Однако это не так. Если мы поместим эту фразу в более плотный контекст, мы увидим глубины, в которые не всегда приятно заглядывать. Неприятно, но нужно. Потому что мы все-таки в XXI веке живем и должны набраться мужества для рационального анализа. Замечательный филолог и мыслитель Михаил Гаспаров говорил примерно так: «У человека, собственно говоря, нет никаких прав. Но у него есть главная обязанность. Обязанность понимать».
Постараемся и мы понять некоторые нетривиальные следствия из банальной, казалось бы, фразы о свободе.
С одной стороны, конечно, да. Лучше быть свободным, чем несвободным. Умелым, чем неумелым. Любимым, чем нелюбимым. То есть лучше что-то иметь, чем этого лишиться. Именно так. Свободный человек, которого лишили свободы (в любом смысле – хоть в правовом, хоть в бытовом, хоть в морально-философском), – несчастен. Любимый, которого перестали любить, – тоже. Не позавидуешь и умельцу, растерявшему свои трудовые навыки. Вроде бы все просто и неинтересно.
Но с другой стороны – всё гораздо интереснее.
Но можно ли сказать «свобода лучше, чем рабство»? Сказать-то, конечно, можно, поскольку у нас свобода слова. Но будет ли такое высказывание правильным? Как говорится, методологически корректным?
Боюсь, что нет.
И в самом деле. Можно ли утверждать, что лучше быть умелым, чем ленивым? Лучше быть любимым, чем бесстрастным? И наконец, что лучше быть свободным, чем рабом?
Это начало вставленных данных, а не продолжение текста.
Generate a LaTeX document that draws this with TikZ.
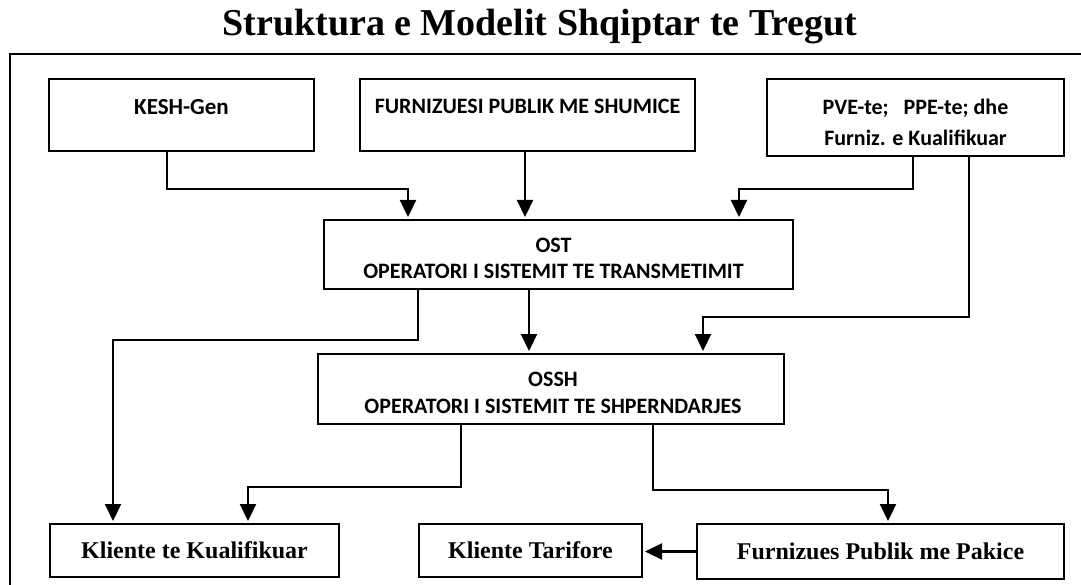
\documentclass[tikz,border=0pt]{standalone}
\usepackage{fontspec}
\setmainfont{Liberation Serif}
\newfontfamily\calib{Carlito}
\usetikzlibrary{arrows.meta}
\begin{document}
\begin{tikzpicture}[x=1pt,y=-1pt,
  box/.style={draw=black, line width=2pt, anchor=north west, inner sep=0pt},
  ctxt/.style={font=\calib\bfseries\fontsize{22}{31}\selectfont, align=center, inner sep=0pt},
  stxt/.style={font=\bfseries\fontsize{24}{28}\selectfont, inner sep=0pt},
  arr/.style={draw=black, line width=2.2pt, -{Triangle[width=16pt,length=17pt]}, shorten >=2pt},
  frame/.style={draw=black, line width=2.5pt}
]
\useasboundingbox (0,0) rectangle (1081,585);

% title and frame
\node[font=\bfseries\fontsize{38}{42}\selectfont, inner sep=0pt] (title) at (540,27) {Struktura e Modelit Shqiptar te Tregut};
\draw[frame] (1083,54) -- (10,54) -- (10,587);

% top row
\node[box, minimum width=265pt, minimum height=72pt] (kesh) at (48,78) {};
\node[ctxt, font=\calib\bfseries\fontsize{23}{31}\selectfont] (keshT) at ([yshift=8pt]kesh.center) {KESH-Gen};
\node[box, minimum width=335pt, minimum height=72pt] (furn) at (359,78) {};
\node[ctxt] (furnT) at ([yshift=9pt]furn.center) {FURNIZUESI PUBLIK ME SHUMICE};
\node[box, minimum width=297pt, minimum height=77pt] (pve) at (766,78) {};
\node[ctxt] (pveT) at ([yshift=-5pt]pve.center) {PVE-te;\ \ \ PPE-te; dhe\\Furniz. e Kualifikuar};

% operators
\node[box, minimum width=469pt, minimum height=69pt] (ost) at (323,219) {};
\node[ctxt, font=\calib\bfseries\fontsize{22}{26}\selectfont] (ostT) at ([xshift=-5pt,yshift=-4pt]ost.center) {OST\\OPERATORI I SISTEMIT TE TRANSMETIMIT};
\node[box, minimum width=466pt, minimum height=70pt] (ossh) at (317,353) {};
\node[ctxt, font=\calib\bfseries\fontsize{22}{27}\selectfont] (osshT) at ([xshift=2pt,yshift=-4pt]ossh.center) {OSSH\\OPERATORI I SISTEMIT TE SHPERNDARJES};

% bottom row
\node[box, minimum width=289pt, minimum height=53pt] (kk) at (49,523) {};
\node[stxt] (kkT) at (kk.center) {Kliente te Kualifikuar};
\node[box, minimum width=223pt, minimum height=53pt] (kt) at (418,523) {};
\node[stxt] (ktT) at (kt.center) {Kliente Tarifore};
\node[box, minimum width=367pt, minimum height=55pt] (fp) at (696,523) {};
\node[stxt] (fpT) at (fp.center) {Furnizues Publik me Pakice};

% connectors
\draw[arr] ([xshift=119pt]kesh.south west) -- ++(0,37) -| ([xshift=85pt]ost.north west);
\draw[arr] ([xshift=166pt]furn.south west) -- ([xshift=202pt]ost.north west);
\draw[arr] ([xshift=147pt]pve.south west) -- ++(0,32) -| ([xshift=416pt]ost.north west);
\draw[arr] ([xshift=203pt]pve.south west) -- ++(0,160) -| ([xshift=386pt]ossh.north west);
\draw[arr] ([xshift=95pt]ost.south west) -- ++(0,50) -| ([xshift=64pt]kk.north west);
\draw[arr] ([xshift=206pt]ost.south west) -- ([xshift=212pt]ossh.north west);
\draw[arr] ([xshift=144pt]ossh.south west) -- ++(0,62) -| ([xshift=199pt]kk.north west);
\draw[arr] ([xshift=336pt]ossh.south west) -- ++(0,65) -| ([xshift=192pt]fp.north west);
\draw[arr] (fp.west) -- (fp.west -| kt.east);
\end{tikzpicture}
\end{document}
Нет. Наверное, нельзя. Умелость и лень, любимость и бесстрастность, а также свобода и рабство – вещи совсем разные. Хотя они находятся как бы рядом и отчасти как бы зависят друг от друга. Ленивому трудней стать умелым. Бесстрастным людям в общем и целом меньше везет в любви. А свободные и рабы сосуществуют внутри одной нации и даже пребывают в своеобразном симбиозе.
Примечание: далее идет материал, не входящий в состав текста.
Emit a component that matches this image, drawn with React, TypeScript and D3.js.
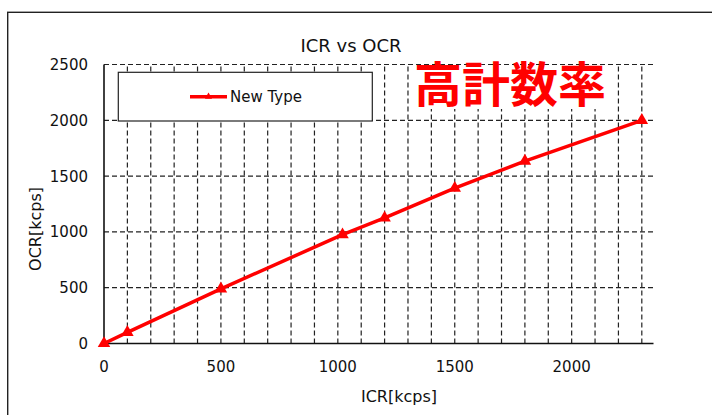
import React, { useEffect, useRef } from "react"
import * as d3 from "d3"

const WIDTH = 712
const HEIGHT = 415

const icrValues = [0, 100, 500, 1020, 1200, 1500, 1800, 2300]
const ocrValues = [0, 100, 490, 975, 1125, 1392, 1635, 2000]
const xTicks = [0, 500, 1000, 1500, 2000]
const yTicks = [0, 500, 1000, 1500, 2000, 2500]
const xGrid = d3.range(100, 2301, 100)
const yGrid = [500, 1000, 1500, 2000, 2500]

const TITLE = "ICR vs OCR"
const X_LABEL = "ICR[kcps]"
const Y_LABEL = "OCR[kcps]"
const SERIES_NAME = "New Type"
const NOTE = "高計数率"

const LATIN_FONT = "'DejaVu Sans', Verdana, sans-serif"
const RED = "#ff0000"

const App = () => {
	const svgRef = useRef(null)

	useEffect(() => {
		if (!svgRef.current) return
		const svg = d3.select(svgRef.current)
		svg.selectAll("*").remove()

		const plot = { left: 104, right: 653.5, top: 64.5, bottom: 343.5 }

		const x = d3.scaleLinear().domain([0, 2350]).range([plot.left, plot.right])
		const y = d3.scaleLinear().domain([0, 2500]).range([plot.bottom, plot.top])

		svg.append("rect")
			.attr("width", WIDTH)
			.attr("height", HEIGHT)
			.attr("fill", "#fff")

		// outer chart frame, runs off the right and bottom edges
		svg.append("rect")
			.attr("x", 7.7)
			.attr("y", 12.3)
			.attr("width", 720)
			.attr("height", 420)
			.attr("fill", "none")
			.attr("stroke", "#222")
			.attr("stroke-width", 1.4)

		svg.append("text")
			.attr("x", 351)
			.attr("y", 51.5)
			.attr("text-anchor", "middle")
			.style("font-family", LATIN_FONT)
			.style("font-size", "18px")
			.style("fill", "#111")
			.text(TITLE)

		// dashed grid
		const grid = svg.append("g")
			.attr("stroke", "#222")
			.attr("stroke-width", 1.2)
			.attr("stroke-dasharray", "5,3")

		grid.selectAll(".vgrid")
			.data(xGrid)
			.join("line")
			.attr("x1", (d) => x(d))
			.attr("x2", (d) => x(d))
			.attr("y1", plot.bottom)
			.attr("y2", plot.top)

		grid.selectAll(".hgrid")
			.data(yGrid)
			.join("line")
			.attr("x1", plot.left)
			.attr("x2", plot.right)
			.attr("y1", (d) => y(d))
			.attr("y2", (d) => y(d))

		// axes lines
		svg.append("line")
			.attr("x1", plot.left)
			.attr("x2", plot.left)
			.attr("y1", plot.top)
			.attr("y2", plot.bottom)
			.attr("stroke", "#111")
			.attr("stroke-width", 1.6)
		svg.append("line")
			.attr("x1", plot.left)
			.attr("x2", plot.right)
			.attr("y1", plot.bottom)
			.attr("y2", plot.bottom)
			.attr("stroke", "#111")
			.attr("stroke-width", 1.6)

		svg.append("g")
			.selectAll("text")
			.data(yTicks)
			.join("text")
			.attr("x", 88)
			.attr("y", (d) => y(d))
			.attr("dy", "0.36em")
			.attr("text-anchor", "end")
			.style("font-family", LATIN_FONT)
			.style("font-size", "15px")
			.style("fill", "#111")
			.text((d) => d)

		svg.append("g")
			.selectAll("text")
			.data(xTicks)
			.join("text")
			.attr("x", (d) => x(d))
			.attr("y", 372)
			.attr("text-anchor", "middle")
			.style("font-family", LATIN_FONT)
			.style("font-size", "15px")
			.style("fill", "#111")
			.text((d) => d)

		svg.append("text")
			.attr("x", 399)
			.attr("y", 401.5)
			.attr("text-anchor", "middle")
			.style("font-family", LATIN_FONT)
			.style("font-size", "16px")
			.style("fill", "#111")
			.text(X_LABEL)

		svg.append("text")
			.attr("transform", "translate(41,229) rotate(-90)")
			.attr("text-anchor", "middle")
			.style("font-family", LATIN_FONT)
			.style("font-size", "16px")
			.style("fill", "#111")
			.text(Y_LABEL)

		// legend box
		svg.append("rect")
			.attr("x", 118.3)
			.attr("y", 72.3)
			.attr("width", 254)
			.attr("height", 48.7)
			.attr("fill", "#fff")
			.attr("stroke", "#222")
			.attr("stroke-width", 1.2)
		svg.append("line")
			.attr("x1", 190)
			.attr("x2", 227)
			.attr("y1", 96.7)
			.attr("y2", 96.7)
			.attr("stroke", RED)
			.attr("stroke-width", 3.5)
		svg.append("path")
			.attr("d", d3.symbol(d3.symbolTriangle, 22)())
			.attr("transform", "translate(208.5,96.7)")
			.attr("fill", RED)
		svg.append("text")
			.attr("x", 230)
			.attr("y", 102)
			.style("font-family", LATIN_FONT)
			.style("font-size", "15px")
			.style("fill", "#111")
			.text(SERIES_NAME)

		// red note with white box behind it
		svg.append("rect")
			.attr("x", 411)
			.attr("y", 66)
			.attr("width", 198)
			.attr("height", 43)
			.attr("fill", "#fff")
		svg.append("text")
			.attr("x", 510)
			.attr("y", 102)
			.attr("text-anchor", "middle")
			.style("font-family", "'Noto Sans CJK JP', sans-serif")
			.style("font-weight", 700)
			.style("font-size", "48px")
			.style("fill", RED)
			.text(NOTE)

		// series
		const points = icrValues.map((v, i) => [v, ocrValues[i]])
		const line = d3.line()
			.x((d) => x(d[0]))
			.y((d) => y(d[1]))

		svg.append("path")
			.datum(points)
			.attr("fill", "none")
			.attr("stroke", RED)
			.attr("stroke-width", 3.5)
			.attr("stroke-linejoin", "round")
			.attr("d", line)

		svg.append("g")
			.selectAll("path")
			.data(points)
			.join("path")
			.attr("d", d3.symbol(d3.symbolTriangle, 68)())
			.attr("transform", (d) => `translate(${x(d[0])},${y(d[1])})`)
			.attr("fill", RED)
	}, [])

	return (
		<svg
			ref={svgRef}
			width={WIDTH}
			height={HEIGHT}
			style={{ position: "absolute", left: 0, top: 0, display: "block" }}
		></svg>
	)
}

export default App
Но мало ли кто или что находится рядом или пребывает в симбиозе!
Взять, к примеру, волков и зайцев.
Зубастый и быстроногий молодой волк, конечно, лучше, чем старый, беззубый и хромой. Но можно ли сказать, что волк – лучше зайца? Или что трусливый волк превращается в зайца, а смелый заяц – в волка? Даже смешно.
Свободный человек, которого обратили в рабство, – это одно. Назовем его словом «порабощенный». Он пытается бунтовать. Он понимает, что у него отняли. Даже в самых ужасных условиях порабощения (то есть несвободы!) он может сохранять внутреннюю свободу, внутреннее достоинство. Его можно вынудить выполнять приказы. Но он никогда не станет любить или оправдывать своих поработителей.
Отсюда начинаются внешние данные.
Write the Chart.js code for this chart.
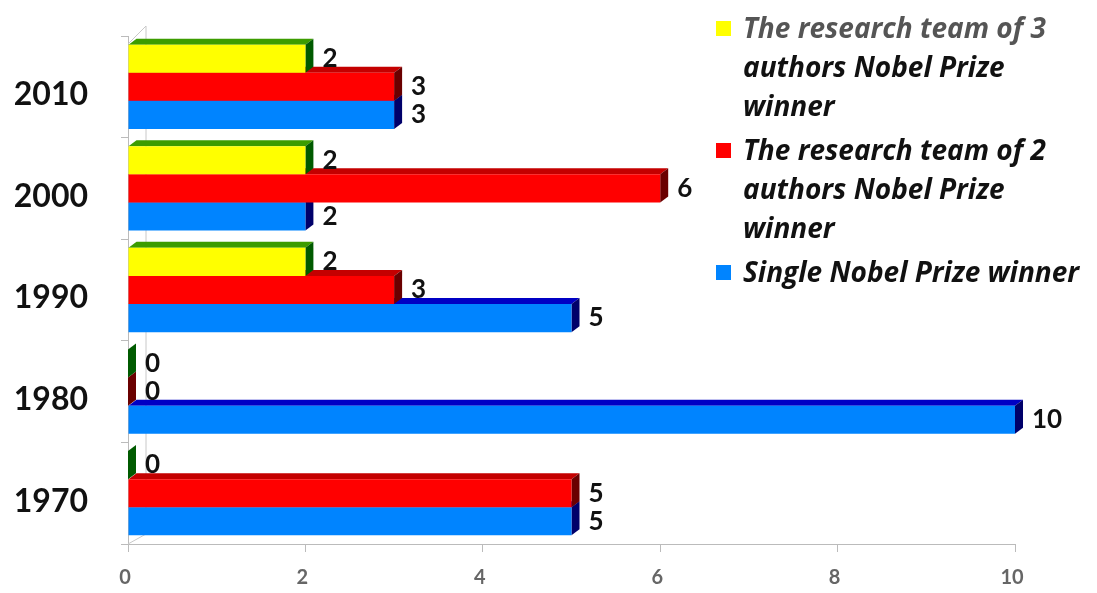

Раб по своей психологии, по образу жизни, мысли, действий – совсем другое. Он привык, приспособился, и ему хорошо. Он любит хозяина.
Слово «раб», однако, воспринимается как очень обидное. Особенно в России. Примерно как в Северной Америке слово «негр».
Но давайте не будем искать эвфемизмов. Если вместо «негр» говорят «афроамериканец», то вместо «раб» нужно говорить, ну, к примеру, «добровольнопокорный».
Ну его! Не надо слов, у которых такое липкое и пачкающее семантическое поле. Как ком глинистой почвы, который выдергивается из грядки вместе с сельдереем.
Давайте проще, и чтобы без обид. Тип А и тип Б.
В 1970-е годы биологи Джордж Энгель и Артур Шмале описали два главных способа реагирования, свойственных живым организмам, и людям в том числе. Первый тип они назвали “action-engagement” («действие – включенность»), второй тип – “conservation-withdrawal” («консервация – отказ»). Речь идет об активной или пассивной реакции на любой вызов извне.
Действовать – или замереть. Включиться в ситуацию – или отказаться от активности. Распрямиться – или согнуться.
Вот здесь кончается биологическое и начинается социальное.
Дать сдачи – или попросить пощады. Шагнуть навстречу трудностям – или отступить перед ними. Возмутиться – или утешать себя тем, что «могло быть и хуже». Добиться своего – или сказать: «Не очень-то и хотелось». И вот что важнее всего: признать наличие проблемы – или отрицать наличие проблемы.